Remember that article I wrote about deciding to quit your 9-5 job and doing what you really want to do? I did that. For a year, I’ve been taking on freelance jobs as a photographer while I was in school.
While photography’s always been my thing, it’s never been something that I imagined I’d use to turn a buck, but a year, a few pay cheques and some published work later, here we are. It’s been a bit of a rough road, to say the least, but it’s definitely something that I would do all over again if I were given the opportunity.
There’ve been many lessons that I’ve learned, and they range from the practical (always carry two sets of spare batteries for everything in your kit, and never neglect to take care of invoicing or else you end up spending a whole day—or days—on it), to the profound (it’s hard to enjoy doing something you love once you start using it to make money).
I realize that doing what you want is hard work, and for everyone who’s decided to drop what they’re doing and turn their passion into their full-time gig, I’d like to throw some analogies that I’ve contemplated when I’m up at 3:00 in the morning, staring at photos in Lightroom, asking myself why I even decided to do this in the first place.
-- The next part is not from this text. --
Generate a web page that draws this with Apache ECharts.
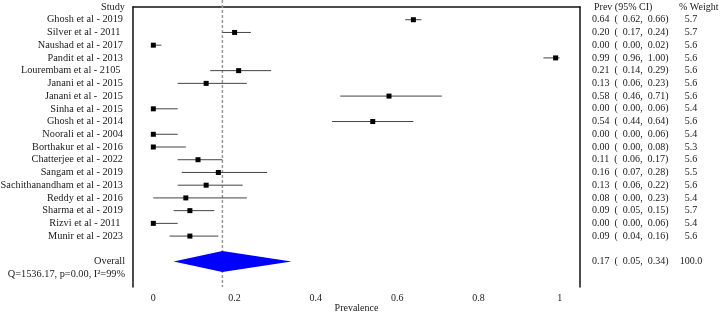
<!DOCTYPE html>
<html>
<head>
<meta charset="utf-8">
<script src="https://cdn.jsdelivr.net/npm/echarts@6/dist/echarts.min.js"></script>
<style>
html, body { margin: 0; padding: 0; background: #fff; }
#main { width: 722px; height: 314px; }
</style>
</head>
<body>
<div id="main"></div>
<script>
// study data
var studies = ["Ghosh et al - 2019", "Silver et al - 2011 ", "Naushad et al - 2017", "Pandit et al - 2013",
  "Lourembam et al - 2105 ", "Janani et al - 2015", "Janani et al -  2015", "Sinha et al - 2015",
  "Ghosh et al - 2014", "Noorali et al - 2004", "Borthakur et al - 2016", "Chatterjee et al - 2022",
  "Sangam et al - 2019", "Sachithanandham et al - 2013", "Reddy et al - 2016", "Sharma et al - 2019",
  "Rizvi et al - 2011 ", "Munir et al - 2023"];
var prev   = [0.64, 0.20, 0.00, 0.99, 0.21, 0.13, 0.58, 0.00, 0.54, 0.00, 0.00, 0.11, 0.16, 0.13, 0.08, 0.09, 0.00, 0.09];
var lower  = [0.62, 0.17, 0.00, 0.96, 0.14, 0.06, 0.46, 0.00, 0.44, 0.00, 0.00, 0.06, 0.07, 0.06, 0.00, 0.05, 0.00, 0.04];
var upper  = [0.66, 0.24, 0.02, 1.00, 0.29, 0.23, 0.71, 0.06, 0.64, 0.06, 0.08, 0.17, 0.28, 0.22, 0.23, 0.15, 0.06, 0.16];
var weight = [5.7, 5.7, 5.6, 5.6, 5.6, 5.6, 5.6, 5.4, 5.6, 5.4, 5.3, 5.6, 5.5, 5.6, 5.4, 5.7, 5.4, 5.6];

// pooled estimate
var overall = { est: 0.17, lo: 0.05, hi: 0.34, weight: 100.0 };
var hetText = "Q=1536.17, p=0.00, I\u00B2=99%";
var xTicks = [0, 0.2, 0.4, 0.6, 0.8, 1];

var FONT = "Liberation Serif";
var FS = 10;
var TXT = "#1a1a1a";

// rows: 0 = header, 1..18 studies, 20 = overall, 21 = heterogeneity
var rowsData = [];
for (var i = 0; i < studies.length; i++) {
  rowsData.push([i, i + 1]);
}

function fmtCI(p, l, u) {
  return p.toFixed(2) + "  (  " + l.toFixed(2) + ",  " + u.toFixed(2) + ")";
}

function textEl(x, y, str, align, size) {
  return {
    type: "text",
    style: { x: x, y: y, text: str, fill: TXT, font: (size || FS) + "px '" + FONT + "'", align: align, verticalAlign: "middle" }
  };
}

var myChart = echarts.init(document.getElementById("main"));
var option = {
  animation: false,
  backgroundColor: "#fff",
  grid: { left: 133, right: 142, top: 7, bottom: 27, outerBoundsMode: "none", containLabel: false },
  xAxis: {
    type: "value", min: -0.05, max: 1.05,
    name: "Prevalence", nameLocation: "middle", nameGap: 16, nameMoveOverlap: false,
    nameTextStyle: { fontFamily: FONT, fontSize: FS, color: TXT },
    axisLine: { show: true, lineStyle: { color: "#111", width: 1.5 } },
    axisTick: { show: false },
    splitLine: { show: false },
    axisLabel: {
      customValues: xTicks, margin: 6,
      fontFamily: FONT, fontSize: FS, color: TXT,
      formatter: function (v) { return String(Math.round(v * 10) / 10); }
    }
  },
  yAxis: [
    { type: "value", min: 0, max: 22, inverse: true, position: "left",
      axisLine: { show: true, onZero: false, lineStyle: { color: "#111", width: 1.5 } },
      axisTick: { show: false }, axisLabel: { show: false }, splitLine: { show: false } },
    { type: "value", min: 0, max: 22, inverse: true, position: "right",
      axisLine: { show: true, onZero: false, lineStyle: { color: "#111", width: 1.5 } },
      axisTick: { show: false }, axisLabel: { show: false }, splitLine: { show: false } }
  ],
  series: [
    // reference line at pooled estimate
    {
      type: "custom", clip: false, silent: true,
      data: [[overall.est]],
      renderItem: function (params, api) {
        var a = api.coord([api.value(0), 0]);
        var b = api.coord([api.value(0), 22]);
        return { type: "line", shape: { x1: a[0], y1: a[1] - 7, x2: b[0], y2: b[1] },
          style: { stroke: "#999", lineWidth: 1.5, lineDash: [3, 2] } };
      }
    },
    // study CIs and point estimates
    {
      type: "custom", clip: false, silent: true,
      data: rowsData,
      renderItem: function (params, api) {
        var i = api.value(0), row = api.value(1);
        var l = api.coord([lower[i], row]);
        var u = api.coord([upper[i], row]);
        var p = api.coord([prev[i], row]);
        var s = 5;
        return { type: "group", children: [
          { type: "line", shape: { x1: l[0], y1: l[1], x2: u[0], y2: u[1] }, style: { stroke: "#444", lineWidth: 1 } },
          { type: "rect", shape: { x: p[0] - s / 2, y: p[1] - s / 2, width: s, height: s }, style: { fill: "#000" } }
        ] };
      }
    },
    // pooled diamond
    {
      type: "custom", clip: false, silent: true,
      data: [[overall.lo, overall.est, overall.hi, 20]],
      renderItem: function (params, api) {
        var row = api.value(3);
        var l = api.coord([api.value(0), row]);
        var c = api.coord([api.value(1), row]);
        var r = api.coord([api.value(2), row]);
        var h = 10.5;
        return { type: "polygon",
          shape: { points: [[l[0], l[1]], [c[0], c[1] - h], [r[0], r[1]], [c[0], c[1] + h]] },
          style: { fill: "#0000ff" } };
      }
    },
    // text columns
    {
      type: "custom", clip: false, silent: true,
      data: rowsData,
      renderItem: function (params, api) {
        var i = api.value(0), row = api.value(1);
        var y = api.coord([0, row])[1];
        return { type: "group", children: [
          textEl(123, y, studies[i], "right", 10.3),
          textEl(592, y, fmtCI(prev[i], lower[i], upper[i]), "left"),
          textEl(691, y, weight[i].toFixed(1), "center")
        ] };
      }
    },
    // header, overall and heterogeneity rows
    {
      type: "custom", clip: false, silent: true,
      data: [[0]],
      renderItem: function (params, api) {
        var y0 = api.coord([0, 0])[1];
        var y20 = api.coord([0, 20])[1];
        var y21 = api.coord([0, 21])[1];
        return { type: "group", children: [
          textEl(125, y0, "Study", "right", 10.3),
          textEl(594, y0, "Prev (95% CI)", "left"),
          textEl(679, y0, "% Weight", "left"),
          textEl(125, y20, "Overall", "right", 10.3),
          textEl(592, y20, fmtCI(overall.est, overall.lo, overall.hi), "left"),
          textEl(691, y20, overall.weight.toFixed(1), "center"),
          textEl(125, y21, hetText, "right", 10.3)
        ] };
      }
    }
  ]
};
myChart.setOption(option);
</script>
</body>
</html>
- It’s a marathon, not a sprint
Whoever said “do what you love and you’ll never work a day in your life” was lying. Even if you do what you love, I guarantee you’re not going to love it 100% of the time. In fact, you may even build up a gigantic dislike (I won’t say hate, because then you really wouldn’t be doing it) for certain things elements of your passion. For example, I’m not a huge fan of the dance known as “providing a quote for a job.” The minute I send out a quote via email, my fingers are crossed and I’m hoping for a positive response, but the reality is that everyone needs to find a price that works for them.
In cases like this, I do what any runner does when they hit a part of a run that they don’t like—I grab a straw, suck it up, and keep going.
The point I’m trying to make is that turning something you’re passionate about into a job requires you to keep going, regardless of circumstance. Yeah, you might not like it now, but that’ll pass and you’ll be able to move onto something that you do enjoy.
- You’ve taken a beating—might as well get something from it
Know what’s worse than giving up right after you’ve started? Giving up after you’ve gone a long way. To continue with the “it’s a marathon, not a sprint” analogy, imagine that you’ve almost run a full marathon distance, coming up to 40 km (full distance would be 42.2 km): at this point, you’re exhausted, both mentally and physically, yet this is where your mind takes over and forces you to finish the run, because damn it, why the hell would you submit yourself to this much torture by coming this far and never getting to the end?
Same idea when it comes to making your passion into your career—it’s not always going to be easy (hell, it’s almost never easy. With photography, for example, 90% of your time is spent doing something other than actual photography), but if you’ve gone so far as to leave your job, go through the trouble of networking/marketing/putting yourself out there, getting yourself trained and equipped, then you might as well keep going.
For me, turning photography into a job largely been a mental game of testing my tolerances when it comes to doing things that make me nervous or uncomfortable, but every time I’m ready to say screw it and give up because I’m feeling unsure of myself, I remember the trouble that I’ve had to endure to get to this point.
- So there was this snail…
If you’ve ever seen the masterpiece that is Training Day, you’re familiar with the joke about the snail who got thrown off a balcony, only to spend a year trying to get back to the balcony as a way to spite the guy who threw him off there in the first place.
I’m including this because I’ve had Training Day running in the background so many times while I’ve been working that I can more or less repeat the entire movie word for word. But anyway, I feel like photography has been a lot like this. I’ll send out quotes, I’ll send out submissions to art galleries, and I’ll submit photos for contracts, and more often than not, you get the following:
- Can you reshoot?
- This is nice, but not quite what we’re looking for
- Please try submitting again at a later time
When I get these types of responses, I remember the snail joke from Training Day. The snail gets hurled across a lawn, and he’s dying, but makes it a point to spend a year crawling back to the same spot. Now, maybe it was to spite the guy who threw him in the first place, or maybe it was so the snail could prove to himself that he could make the journey again, but I like to think it’s a mix of the two. The snail just wouldn’t stop, and even though it took a huge chunk of time, he made it back to where he’d originally started. In my version, this happens over and over again, and the snail just keeps crawling back every time. Eventually he wins over the respect of the guy who threw him across the lawn, and he ends up being where he wants to be as a result of his inability to give in.
And that’s what a hustle is all about.